Market report: Logistics in Suriname and the Caribbean
- Posted by: Zuzana Majeska
- Category: Caribbean, Suriname
Through the Fit For Market SPS programme and within the context of the Covid-19 action plan, COLEACP’s Market Intelligence service has been working with the Association of Exporters of Agricultural Products of Suriname (Vereniging van Exporteurs van Agrarische Producten in Suriname, VEAPS), a professional association representing the country’s farmers and exporters of horticultural products.
This collaboration is taking place in a context where Suriname’s exports have been suffering from a lack of competitiveness and logistics, constituting a bottleneck to export growth (particularly to the European continent). The Covid-19 factor has further contributed to this situation by reducing the availability of freight and increasing prices. It is therefore important, through this report, to map Suriname’s export logistics, to identify areas for improvement and to be creative in identifying new export routes.
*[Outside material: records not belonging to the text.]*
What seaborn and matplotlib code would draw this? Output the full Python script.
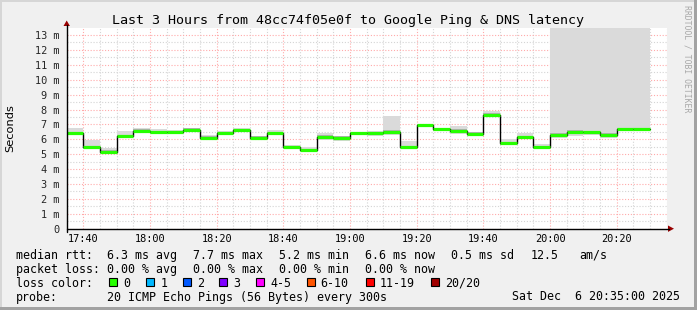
import matplotlib
matplotlib.use("Agg")
import matplotlib.pyplot as plt
import matplotlib.patches as mpatches
import numpy as np
import pandas as pd
import seaborn as sns

# ---------------- data ----------------
step_starts = ["17:35", "17:40", "17:45", "17:50", "17:55", "18:00", "18:05", "18:10",
               "18:15", "18:20", "18:25", "18:30", "18:35", "18:40", "18:45", "18:50",
               "18:55", "19:00", "19:05", "19:10", "19:15", "19:20", "19:25", "19:30",
               "19:35", "19:40", "19:45", "19:50", "19:55", "20:00", "20:05", "20:10",
               "20:15", "20:20", "20:25"]
median_ms = [6.43, 5.45, 5.18, 6.23, 6.59, 6.50, 6.48, 6.64, 6.12, 6.41, 6.61, 6.12,
             6.43, 5.49, 5.28, 6.17, 6.10, 6.43, 6.43, 6.52, 5.49, 6.93, 6.68, 6.59,
             6.37, 7.66, 5.72, 6.14, 5.45, 6.30, 6.52, 6.50, 6.30, 6.66, 6.70]
smoke_lo_ms = [6.30, 5.38, 5.07, 6.12, 6.39, 6.34, 6.34, 6.50, 6.01, 6.30, 6.48, 6.03,
               6.34, 5.40, 5.14, 5.94, 5.90, 6.34, 6.25, 6.30, 5.32, 6.84, 6.57, 6.34,
               6.25, 7.55, 5.63, 6.03, 5.36, 6.08, 6.25, 6.30, 6.12, 6.57, 6.57]
smoke_hi_ms = [6.75, 5.92, 5.40, 6.57, 6.75, 6.70, 6.61, 6.70, 6.26, 6.57, 6.77, 6.21,
               6.61, 5.63, 5.45, 6.39, 6.21, 6.52, 6.57, 7.57, 5.90, 7.02, 6.79, 6.88,
               6.52, 7.91, 6.03, 6.39, 5.70, 13.6, 13.6, 13.6, 13.6, 13.6, 13.6]
x_tick_labels = ["17:40", "18:00", "18:20", "18:40", "19:00", "19:20", "19:40", "20:00", "20:20"]
y_tick_values = list(range(0, 14))
y_tick_labels = ["0"] + [f"{v} m" for v in range(1, 14)]
window_start = "17:35"
window_end = "20:35"
step_minutes = 5

loss_labels = ["0", "1", "2", "3", "4-5", "6-10", "11-19", "20/20"]
loss_colors = ["#26ff00", "#00b8ff", "#0059ff", "#7e00ff", "#ff00ff", "#ff5500", "#ff0000", "#a10000"]

rtt_stats = ["6.3 ms avg", "7.7 ms max", "5.2 ms min", "6.6 ms now", "0.5 ms sd", "12.5", "am/s"]
loss_stats = ["0.00 % avg", "0.00 % max", "0.00 % min", "0.00 % now"]
probe_text = "20 ICMP Echo Pings (56 Bytes) every 300s"
stamp_text = "Sat Dec  6 20:35:00 2025"
title_text = "Last 3 Hours from 48cc74f05e0f to Google Ping & DNS latency"


def to_min(s):
    h, m = s.split(":")
    return int(h) * 60 + int(m)


t0 = to_min(window_start)
xs = np.array([to_min(s) - t0 for s in step_starts], dtype=float)
xe = xs + step_minutes
x_ext = np.append(xs, xe[-1])
med_ext = np.append(median_ms, median_ms[-1])
lo_ext = np.append(smoke_lo_ms, smoke_lo_ms[-1])
hi_ext = np.append(smoke_hi_ms, smoke_hi_ms[-1])
df = pd.DataFrame({"t": x_ext, "median": med_ext})

# ---------------- style ----------------
sns.set_style("white")
plt.rcParams["font.family"] = ["DejaVu Sans Mono", "DejaVu Sans"]

W, H = 697, 310
BG = "#f0f0f0"
fig = plt.figure(figsize=(W / 100, H / 100), dpi=100, facecolor=BG)


def fx(px):
    return px / W


def fy(py):
    return 1 - py / H


ax_left, ax_right, ax_top, ax_bot = 66.7, 666.7, 28.3, 228.7
ax = fig.add_axes([fx(ax_left), fy(ax_bot), fx(ax_right - ax_left), (ax_bot - ax_top) / H])
ax.set_facecolor("white")
xmax = to_min(window_end) - t0
ymax = 13.45
ax.set_xlim(0, xmax)
ax.set_ylim(0, ymax)

# grid
ax.set_xticks([to_min(s) - t0 for s in x_tick_labels])
ax.set_xticklabels(x_tick_labels)
ax.set_xticks(np.arange(0, xmax + 0.1, step_minutes), minor=True)
ax.set_yticks(y_tick_values)
ax.set_yticklabels(y_tick_labels)
ax.set_yticks(np.arange(0.5, ymax, 0.5), minor=True)
dot = (0, (1, 1.6))
ax.grid(which="minor", color="#d4d4d4", lw=0.8, ls=dot, zorder=0)
ax.grid(which="major", color="#ffaaaa", lw=0.8, ls=dot, zorder=0)
ax.set_axisbelow(True)

# smoke
ax.fill_between(x_ext, lo_ext, hi_ext, step="post", color="#dadada", lw=0, zorder=1)
ax.fill_between(x_ext, med_ext - 0.09, med_ext + 0.09, step="post", color="#b0b0b0", lw=0, zorder=1)

# median: black step line + loss colored segments
sns.lineplot(data=df, x="t", y="median", drawstyle="steps-post", color="black", lw=1.0,
             ax=ax, zorder=3, legend=False)
ax.hlines(median_ms, xs, xe, colors=loss_colors[0], lw=2.3, zorder=4)
ax.set_xlabel("")
ax.set_ylabel("")

for sp in ["top", "right"]:
    ax.spines[sp].set_visible(False)
for sp in ["left", "bottom"]:
    ax.spines[sp].set_visible(False)

tick_font = dict(family="DejaVu Sans Mono", size=7.4)
ax.tick_params(axis="x", which="major", length=3, width=0.7, direction="inout", pad=2.2,
               colors="black", labelsize=7.4)
ax.tick_params(axis="x", which="minor", length=3, width=0.7, direction="inout", color="black")
ax.tick_params(axis="y", which="major", length=2.5, width=0.7, direction="out", pad=3.0, labelsize=7.4)
ax.tick_params(axis="y", which="minor", length=0)
for lab in ax.get_xticklabels() + ax.get_yticklabels():
    lab.set_family("DejaVu Sans Mono")

# axes lines with arrows (figure pixel space)
fig.add_artist(plt.Line2D([fx(ax_left), fx(669)], [fy(ax_bot), fy(ax_bot)], color="black", lw=1.0))
fig.add_artist(plt.Line2D([fx(ax_left), fx(ax_left)], [fy(ax_bot + 3), fy(25)], color="black", lw=1.0))
fig.add_artist(mpatches.Polygon([[fx(668), fy(ax_bot - 3.2)], [fx(674), fy(ax_bot)], [fx(668), fy(ax_bot + 3.2)]],
                                closed=True, color="#990000", lw=0))
fig.add_artist(mpatches.Polygon([[fx(ax_left - 3.2), fy(26)], [fx(ax_left), fy(20.5)], [fx(ax_left + 3.2), fy(26)]],
                                closed=True, color="#990000", lw=0))

# title, labels, watermark
fig.text(fx(348), fy(24), title_text, ha="center", va="baseline", fontsize=9.6,
         family="DejaVu Sans Mono", color="black")
fig.text(fx(10), fy(128), "Seconds", rotation=90, ha="center", va="center", fontsize=8.2,
         family="DejaVu Sans", color="black")
fig.text(fx(687.5), fy(59), "RRDTOOL / TOBI OETIKER", rotation=270, ha="center", va="center",
         fontsize=5.9, family="DejaVu Sans Mono", color="#a8a8a8")

# legend
lf = dict(fontsize=8.4, family="DejaVu Sans Mono", color="black", va="baseline", ha="left")
rows_y = [258.7, 272.7, 286.7, 300.5]
fig.text(fx(15.5), fy(rows_y[0]), "median rtt:", **lf)
for txt, px in zip(rtt_stats, [107, 193, 279, 365, 451, 530.5, 579]):
    fig.text(fx(px), fy(rows_y[0]), txt, **lf)
fig.text(fx(15.5), fy(rows_y[1]), "packet loss:", **lf)
for txt, px in zip(loss_stats, [107, 193, 279, 365]):
    fig.text(fx(px), fy(rows_y[1]), txt, **lf)
fig.text(fx(15.5), fy(rows_y[2]), "loss color:", **lf)
box_x = [108.7, 145.7, 182.7, 219.3, 256, 306.7, 365.7, 430.7]
lab_x = [124, 160.7, 197.3, 234, 270.7, 321, 380, 445.3]
for lbl, col, bx, lx in zip(loss_labels, loss_colors, box_x, lab_x):
    fig.add_artist(mpatches.Rectangle((fx(bx), fy(286.3)), 8 / W, 8.6 / H, facecolor=col,
                                      edgecolor="black", lw=0.8))
    fig.text(fx(lx - 0.5), fy(rows_y[2]), lbl, **lf)
fig.text(fx(15.5), fy(rows_y[3]), "probe:", **lf)
fig.text(fx(107), fy(rows_y[3]), probe_text, **lf)
fig.text(fx(680.5), fy(rows_y[3]), stamp_text, **{**lf, "ha": "right"})

# frame shading
fig.add_artist(mpatches.Rectangle((0, fy(2)), 1, 2 / H, facecolor="#d6d6d6", lw=0))
fig.add_artist(mpatches.Rectangle((0, 0), 2 / W, 1, facecolor="#d6d6d6", lw=0))
fig.add_artist(mpatches.Rectangle((fx(694), 0), 3 / W, 1, facecolor="#a2a2a2", lw=0))
fig.add_artist(mpatches.Rectangle((0, 0), 1, 3 / H, facecolor="#a2a2a2", lw=0))

fig.savefig("out.png", dpi=100, facecolor=BG)
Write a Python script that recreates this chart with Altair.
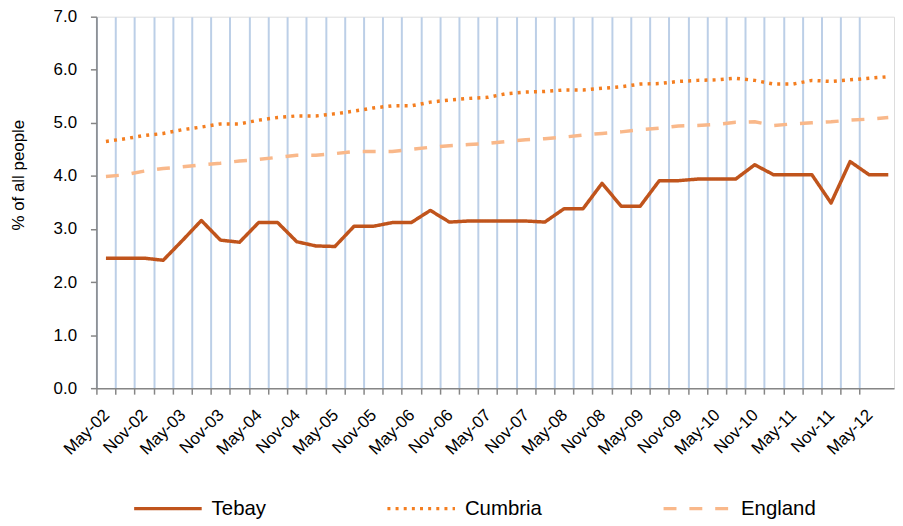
import json
import altair as alt
import pandas as pd

periods = ["May-02", "Aug-02", "Nov-02", "Feb-03", "May-03", "Aug-03", "Nov-03", "Feb-04",
           "May-04", "Aug-04", "Nov-04", "Feb-05", "May-05", "Aug-05", "Nov-05", "Feb-06",
           "May-06", "Aug-06", "Nov-06", "Feb-07", "May-07", "Aug-07", "Nov-07", "Feb-08",
           "May-08", "Aug-08", "Nov-08", "Feb-09", "May-09", "Aug-09", "Nov-09", "Feb-10",
           "May-10", "Aug-10", "Nov-10", "Feb-11", "May-11", "Aug-11", "Nov-11", "Feb-12",
           "May-12", "Aug-12"]

tebay = [2.45, 2.45, 2.45, 2.41, 2.78, 3.16, 2.79, 2.75, 3.12, 3.12,
         2.76, 2.68, 2.67, 3.05, 3.05, 3.12, 3.12, 3.35, 3.13, 3.15,
         3.15, 3.15, 3.15, 3.13, 3.38, 3.38, 3.86, 3.43, 3.43, 3.91,
         3.91, 3.94, 3.94, 3.94, 4.21, 4.02, 4.02, 4.02, 3.49, 4.27,
         4.02, 4.02]

cumbria = [4.65, 4.70, 4.76, 4.80, 4.87, 4.92, 4.98, 4.98, 5.05, 5.10,
           5.13, 5.13, 5.17, 5.22, 5.28, 5.32, 5.32, 5.39, 5.43, 5.46,
           5.48, 5.55, 5.58, 5.59, 5.62, 5.62, 5.65, 5.68, 5.73, 5.74,
           5.78, 5.80, 5.81, 5.84, 5.80, 5.73, 5.73, 5.80, 5.78, 5.81,
           5.84, 5.87]

england = [3.99, 4.02, 4.09, 4.14, 4.17, 4.21, 4.24, 4.28, 4.31, 4.35,
           4.39, 4.39, 4.42, 4.46, 4.46, 4.46, 4.50, 4.54, 4.57, 4.59,
           4.61, 4.65, 4.68, 4.70, 4.73, 4.77, 4.80, 4.83, 4.87, 4.90,
           4.94, 4.95, 4.97, 5.01, 5.02, 4.95, 4.98, 5.00, 5.02, 5.05,
           5.07, 5.10]

series_names = ["Tebay", "Cumbria", "England"]
series_colors = ["#C0541C", "#F47E20", "#F9B88A"]
series_dashes = [[1, 0], [3, 5.2], [13, 13]]
y_ticks = [0, 1, 2, 3, 4, 5, 6, 7]

rows = []
for name, vals in zip(series_names, [tebay, cumbria, england]):
    for i, v in enumerate(vals):
        rows.append({"idx": i, "period": periods[i], "series": name, "value": v})
df = pd.DataFrame(rows)

# category boundaries for ticks / vertical grid lines
boundaries = [i - 0.5 for i in range(len(periods) - 1)]
label_expr = ("((datum.value + 0.5) % 2 == 0) ? " + json.dumps(periods) +
              "[datum.value + 0.5] : ''")

FONT = "Liberation Sans"
AXIS_GRAY = "#868686"

legend = alt.Legend(
    title=None, orient="none", legendX=36, legendY=459,
    direction="horizontal", columns=3, columnPadding=115,
    symbolType="stroke", symbolSize=4624, symbolStrokeWidth=3.5,
    labelFontSize=20.5, labelFont=FONT, labelColor="#000000", labelOffset=8,
    padding=0, rowPadding=0,
)

chart = alt.Chart(df).mark_line(strokeWidth=3.5, strokeJoin="round").encode(
    x=alt.X("idx:Q",
            scale=alt.Scale(domain=[-0.5, 41.3], nice=False, zero=False),
            axis=alt.Axis(values=boundaries, labelExpr=label_expr, title=None,
                          labelAngle=-45, labelAlign="right", labelBaseline="middle",
                          labelOffset=10, labelPadding=18, labelOverlap=False,
                          labelFlush=False, labelFontSize=17, labelFont=FONT,
                          labelColor="#000000",
                          grid=True, gridColor="#BCCFE7", gridWidth=2,
                          tickSize=6, tickColor=AXIS_GRAY, tickWidth=1.5,
                          domainColor=AXIS_GRAY, domainWidth=1.5)),
    y=alt.Y("value:Q",
            scale=alt.Scale(domain=[0, 7], nice=False),
            axis=alt.Axis(values=y_ticks, format=".1f", grid=False,
                          title="% of all people", titleFontSize=17,
                          titleFont=FONT, titleFontWeight="normal",
                          titleColor="#000000", titlePadding=26, titleY=159,
                          labelFontSize=17, labelFont=FONT, labelColor="#000000",
                          labelPadding=14, tickSize=6, tickColor=AXIS_GRAY,
                          tickWidth=1.5, domainColor=AXIS_GRAY, domainWidth=1.5)),
    color=alt.Color("series:N",
                    scale=alt.Scale(domain=series_names, range=series_colors),
                    legend=legend),
    strokeDash=alt.StrokeDash("series:N",
                              scale=alt.Scale(domain=series_names, range=series_dashes),
                              legend=legend),
    order=alt.Order("idx:Q"),
).properties(
    width=803, height=374,
    autosize=alt.AutoSizeParams(type="none"),
    padding={"left": 89, "top": 7, "right": 1, "bottom": 137},
).configure_view(stroke=None).configure(font=FONT, background="white")

chart.save("out.html", embed_options={"renderer": "svg", "actions": False})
Exports of fruit and vegetables from Suriname are facing limited and fluctuating logistics capacity and higher costs compared with other fresh produce export markets. This situation results in a loss of competitiveness and hampers VEAPS’ objective to further expand its exports, both within the Caribbean regional market and to Europe.
COLEACP and VEAPS have studied available and potential new shipping routes for international and regional exports. The review provides an overview of the logistics demand in Suriname; the offer in the Caribbean region, including the price element; and the potential to increase this offer or combine the demand with other regional demand.
For Suriname, cereals and bananas are the main commodities transported by sea; other fruits and vegetables are moved by air. The available payload for perishables is subject to high fluctuations due to competition from goods with higher yields and higher loading priorities, such as fish.
At present, there is no direct shipping line to Europe – shipping services involve one or two transhipments, with transit times ranging from 19 to 30 days. However, the report highlights different routes to the continent, using transport lines with intra-regional services that ultimately offer good connection possibilities to the European market through air cargo gateways in the Caribbean.
The upcoming report, currently in production, focuses on the potential for four alternative routes: direct air, air-air, sea-air, and road-air.
This activity is supported by the Fit For Market SPS programme, implemented by COLEACP within the Framework of Development Cooperation between the Organisation of African, Caribbean and Pacific States (OACPS) and the European Union.